Plotting code records:

⟨

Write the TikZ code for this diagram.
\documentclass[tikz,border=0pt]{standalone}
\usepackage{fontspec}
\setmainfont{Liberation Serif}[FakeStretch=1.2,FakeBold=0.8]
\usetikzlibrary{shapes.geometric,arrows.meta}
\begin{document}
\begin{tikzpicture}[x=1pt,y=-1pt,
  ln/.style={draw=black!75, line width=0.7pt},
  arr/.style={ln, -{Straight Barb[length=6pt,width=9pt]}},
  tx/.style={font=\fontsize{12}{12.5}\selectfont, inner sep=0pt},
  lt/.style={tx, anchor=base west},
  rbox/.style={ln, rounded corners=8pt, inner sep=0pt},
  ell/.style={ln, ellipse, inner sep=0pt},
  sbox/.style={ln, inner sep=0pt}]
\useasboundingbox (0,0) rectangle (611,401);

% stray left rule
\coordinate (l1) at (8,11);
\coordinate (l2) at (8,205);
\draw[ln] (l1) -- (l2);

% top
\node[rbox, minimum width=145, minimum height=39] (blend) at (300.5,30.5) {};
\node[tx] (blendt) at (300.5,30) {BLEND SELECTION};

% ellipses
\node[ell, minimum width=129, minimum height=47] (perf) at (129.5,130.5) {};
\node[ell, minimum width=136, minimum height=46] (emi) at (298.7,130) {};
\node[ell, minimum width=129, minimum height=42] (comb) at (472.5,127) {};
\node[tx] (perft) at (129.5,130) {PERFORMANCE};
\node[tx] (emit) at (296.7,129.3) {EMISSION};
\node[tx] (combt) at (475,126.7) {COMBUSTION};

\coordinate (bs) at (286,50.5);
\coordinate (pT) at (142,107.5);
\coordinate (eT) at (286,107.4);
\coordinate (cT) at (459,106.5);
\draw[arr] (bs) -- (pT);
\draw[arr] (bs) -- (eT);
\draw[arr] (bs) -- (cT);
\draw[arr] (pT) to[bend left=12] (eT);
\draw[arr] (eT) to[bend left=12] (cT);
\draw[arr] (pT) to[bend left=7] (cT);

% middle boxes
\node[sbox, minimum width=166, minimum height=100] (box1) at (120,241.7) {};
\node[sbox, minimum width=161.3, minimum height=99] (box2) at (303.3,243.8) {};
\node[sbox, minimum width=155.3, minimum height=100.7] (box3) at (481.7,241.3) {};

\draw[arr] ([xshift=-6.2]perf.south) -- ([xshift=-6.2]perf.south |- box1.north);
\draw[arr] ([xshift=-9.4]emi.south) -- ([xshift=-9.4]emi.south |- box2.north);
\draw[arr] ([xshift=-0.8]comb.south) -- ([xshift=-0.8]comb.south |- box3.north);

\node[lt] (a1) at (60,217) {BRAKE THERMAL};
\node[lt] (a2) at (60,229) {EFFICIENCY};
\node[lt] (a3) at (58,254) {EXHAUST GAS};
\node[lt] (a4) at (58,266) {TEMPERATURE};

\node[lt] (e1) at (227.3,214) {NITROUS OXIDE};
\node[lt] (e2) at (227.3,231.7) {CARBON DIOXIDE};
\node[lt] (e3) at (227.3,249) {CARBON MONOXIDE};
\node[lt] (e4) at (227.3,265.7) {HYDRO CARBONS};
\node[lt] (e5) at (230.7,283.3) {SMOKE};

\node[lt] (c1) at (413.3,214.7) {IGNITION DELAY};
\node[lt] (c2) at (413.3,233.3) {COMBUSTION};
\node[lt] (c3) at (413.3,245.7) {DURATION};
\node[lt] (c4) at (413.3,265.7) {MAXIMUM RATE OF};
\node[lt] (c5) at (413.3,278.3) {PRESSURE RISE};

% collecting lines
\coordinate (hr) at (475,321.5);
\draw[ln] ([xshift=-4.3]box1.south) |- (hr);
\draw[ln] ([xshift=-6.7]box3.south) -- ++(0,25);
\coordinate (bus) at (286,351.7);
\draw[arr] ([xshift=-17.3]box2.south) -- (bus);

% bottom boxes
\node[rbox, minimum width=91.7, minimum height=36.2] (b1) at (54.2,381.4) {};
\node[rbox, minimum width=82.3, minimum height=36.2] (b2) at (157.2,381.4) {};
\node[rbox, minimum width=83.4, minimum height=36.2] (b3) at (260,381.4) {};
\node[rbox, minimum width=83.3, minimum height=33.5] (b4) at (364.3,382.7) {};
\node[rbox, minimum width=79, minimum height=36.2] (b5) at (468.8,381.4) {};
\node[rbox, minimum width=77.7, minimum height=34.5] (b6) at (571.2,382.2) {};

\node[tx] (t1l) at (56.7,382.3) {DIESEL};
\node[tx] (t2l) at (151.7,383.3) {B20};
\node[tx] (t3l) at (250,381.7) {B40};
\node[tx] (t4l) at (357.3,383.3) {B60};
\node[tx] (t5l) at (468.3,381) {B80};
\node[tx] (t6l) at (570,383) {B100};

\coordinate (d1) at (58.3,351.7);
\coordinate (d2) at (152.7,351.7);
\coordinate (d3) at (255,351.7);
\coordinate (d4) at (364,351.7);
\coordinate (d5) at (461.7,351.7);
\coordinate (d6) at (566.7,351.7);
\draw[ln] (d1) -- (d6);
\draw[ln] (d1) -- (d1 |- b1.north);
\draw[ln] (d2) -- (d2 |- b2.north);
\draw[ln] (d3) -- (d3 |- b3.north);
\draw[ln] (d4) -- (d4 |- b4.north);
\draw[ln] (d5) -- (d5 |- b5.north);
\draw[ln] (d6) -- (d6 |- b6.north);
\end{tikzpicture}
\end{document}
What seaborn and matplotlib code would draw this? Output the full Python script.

⟩

→ **Written request**
Reproduce the data shown above exactly.

→ **Written response**
Write the TikZ code for this diagram.
\documentclass[tikz,border=0pt]{standalone}
\usepackage{fontspec}
\setmainfont{Liberation Serif}[FakeStretch=1.2,FakeBold=0.8]
\usetikzlibrary{shapes.geometric,arrows.meta}
\begin{document}
\begin{tikzpicture}[x=1pt,y=-1pt,
  ln/.style={draw=black!75, line width=0.7pt},
  arr/.style={ln, -{Straight Barb[length=6pt,width=9pt]}},
  tx/.style={font=\fontsize{12}{12.5}\selectfont, inner sep=0pt},
  lt/.style={tx, anchor=base west},
  rbox/.style={ln, rounded corners=8pt, inner sep=0pt},
  ell/.style={ln, ellipse, inner sep=0pt},
  sbox/.style={ln, inner sep=0pt}]
\useasboundingbox (0,0) rectangle (611,401);

% stray left rule
\coordinate (l1) at (8,11);
\coordinate (l2) at (8,205);
\draw[ln] (l1) -- (l2);

% top
\node[rbox, minimum width=145, minimum height=39] (blend) at (300.5,30.5) {};
\node[tx] (blendt) at (300.5,30) {BLEND SELECTION};

% ellipses
\node[ell, minimum width=129, minimum height=47] (perf) at (129.5,130.5) {};
\node[ell, minimum width=136, minimum height=46] (emi) at (298.7,130) {};
\node[ell, minimum width=129, minimum height=42] (comb) at (472.5,127) {};
\node[tx] (perft) at (129.5,130) {PERFORMANCE};
\node[tx] (emit) at (296.7,129.3) {EMISSION};
\node[tx] (combt) at (475,126.7) {COMBUSTION};

\coordinate (bs) at (286,50.5);
\coordinate (pT) at (142,107.5);
\coordinate (eT) at (286,107.4);
\coordinate (cT) at (459,106.5);
\draw[arr] (bs) -- (pT);
\draw[arr] (bs) -- (eT);
\draw[arr] (bs) -- (cT);
\draw[arr] (pT) to[bend left=12] (eT);
\draw[arr] (eT) to[bend left=12] (cT);
\draw[arr] (pT) to[bend left=7] (cT);

% middle boxes
\node[sbox, minimum width=166, minimum height=100] (box1) at (120,241.7) {};
\node[sbox, minimum width=161.3, minimum height=99] (box2) at (303.3,243.8) {};
\node[sbox, minimum width=155.3, minimum height=100.7] (box3) at (481.7,241.3) {};

\draw[arr] ([xshift=-6.2]perf.south) -- ([xshift=-6.2]perf.south |- box1.north);
\draw[arr] ([xshift=-9.4]emi.south) -- ([xshift=-9.4]emi.south |- box2.north);
\draw[arr] ([xshift=-0.8]comb.south) -- ([xshift=-0.8]comb.south |- box3.north);

\node[lt] (a1) at (60,217) {BRAKE THERMAL};
\node[lt] (a2) at (60,229) {EFFICIENCY};
\node[lt] (a3) at (58,254) {EXHAUST GAS};
\node[lt] (a4) at (58,266) {TEMPERATURE};

\node[lt] (e1) at (227.3,214) {NITROUS OXIDE};
\node[lt] (e2) at (227.3,231.7) {CARBON DIOXIDE};
\node[lt] (e3) at (227.3,249) {CARBON MONOXIDE};
\node[lt] (e4) at (227.3,265.7) {HYDRO CARBONS};
\node[lt] (e5) at (230.7,283.3) {SMOKE};

\node[lt] (c1) at (413.3,214.7) {IGNITION DELAY};
\node[lt] (c2) at (413.3,233.3) {COMBUSTION};
\node[lt] (c3) at (413.3,245.7) {DURATION};
\node[lt] (c4) at (413.3,265.7) {MAXIMUM RATE OF};
\node[lt] (c5) at (413.3,278.3) {PRESSURE RISE};

% collecting lines
\coordinate (hr) at (475,321.5);
\draw[ln] ([xshift=-4.3]box1.south) |- (hr);
\draw[ln] ([xshift=-6.7]box3.south) -- ++(0,25);
\coordinate (bus) at (286,351.7);
\draw[arr] ([xshift=-17.3]box2.south) -- (bus);

% bottom boxes
\node[rbox, minimum width=91.7, minimum height=36.2] (b1) at (54.2,381.4) {};
\node[rbox, minimum width=82.3, minimum height=36.2] (b2) at (157.2,381.4) {};
\node[rbox, minimum width=83.4, minimum height=36.2] (b3) at (260,381.4) {};
\node[rbox, minimum width=83.3, minimum height=33.5] (b4) at (364.3,382.7) {};
\node[rbox, minimum width=79, minimum height=36.2] (b5) at (468.8,381.4) {};
\node[rbox, minimum width=77.7, minimum height=34.5] (b6) at (571.2,382.2) {};

\node[tx] (t1l) at (56.7,382.3) {DIESEL};
\node[tx] (t2l) at (151.7,383.3) {B20};
\node[tx] (t3l) at (250,381.7) {B40};
\node[tx] (t4l) at (357.3,383.3) {B60};
\node[tx] (t5l) at (468.3,381) {B80};
\node[tx] (t6l) at (570,383) {B100};

\coordinate (d1) at (58.3,351.7);
\coordinate (d2) at (152.7,351.7);
\coordinate (d3) at (255,351.7);
\coordinate (d4) at (364,351.7);
\coordinate (d5) at (461.7,351.7);
\coordinate (d6) at (566.7,351.7);
\draw[ln] (d1) -- (d6);
\draw[ln] (d1) -- (d1 |- b1.north);
\draw[ln] (d2) -- (d2 |- b2.north);
\draw[ln] (d3) -- (d3 |- b3.north);
\draw[ln] (d4) -- (d4 |- b4.north);
\draw[ln] (d5) -- (d5 |- b5.north);
\draw[ln] (d6) -- (d6 |- b6.north);
\end{tikzpicture}
\end{document}
What seaborn and matplotlib code would draw this? Output the full Python script.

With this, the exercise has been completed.